Kim Jong Il has made 77 public appearances so far this year, more than twice as many as last year. These more numerous visits have reassured North Koreans that their leader was still in action. But Kim's haggard appearance makes it clear that he is not well.
Next year will be the 60th anniversary of the start of the Korean War. Memorials are being planned in the United States, but much less so in South Korea itself. There is a major generation gap in South Korea when it comes to the Korean War. Leftist politics and media have, over the last two decades, shifted attitudes of younger South Koreans, planting the idea that the U.S. was at fault for starting the Korean War, not the invading (but misunderstood, as this version goes) North Koreans. This sounds strange to outsiders, and it infuriates older South Koreans who personally experienced the war, and how close South Korea came to being part of that big prison camp up north. There is a growing controversy in South Korea, largely along generational lines, over how the 60th anniversary of the war should be recognized.

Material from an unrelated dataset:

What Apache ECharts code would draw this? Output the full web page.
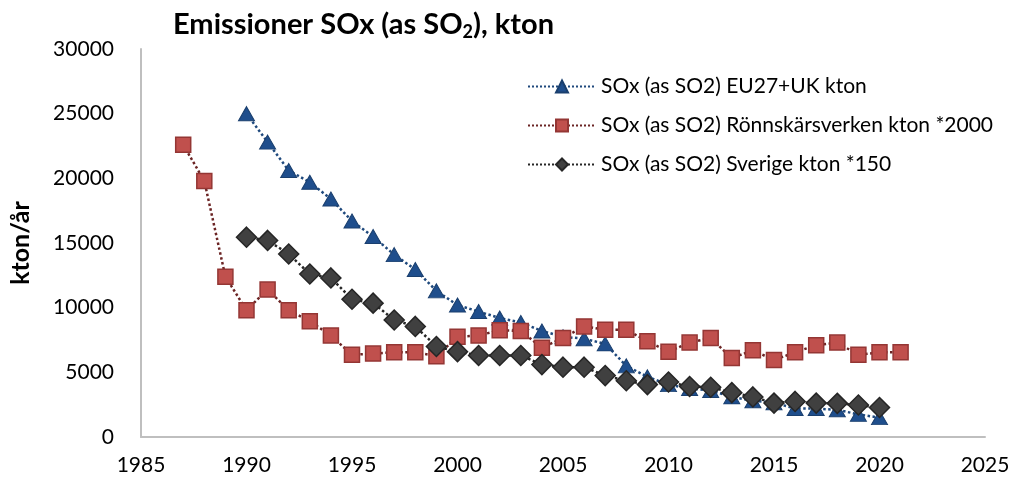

People in northern China and South Korea know more about the succession situation in North Korea, than most North Koreans do. That's because the state controlled media in the north has said nothing about the succession. North Korea officials have talked, to outsiders, but the majority of North Koreans, who get most of their news from the state media, know little about all this. However, there has been a lot of coverage of Kim Jong Il's 26 year old son, Kim Jong Un, as an up and coming government official, not as his father's successor. Public reaction to all this up north has been largely negative. More than that, most North Koreans don't care who the next leader is. Most North Koreans have more pressing problems, like getting something to eat, or getting out of the country.
North Korean efforts to grab more control over the, now legal, open markets, have failed. The merchants either ignore the orders of the local communist officials, or quietly pay some more bribes to make the new policies go away. This is another example of how the "iron grip" of the North Korean government is cracking, and increasingly subverted.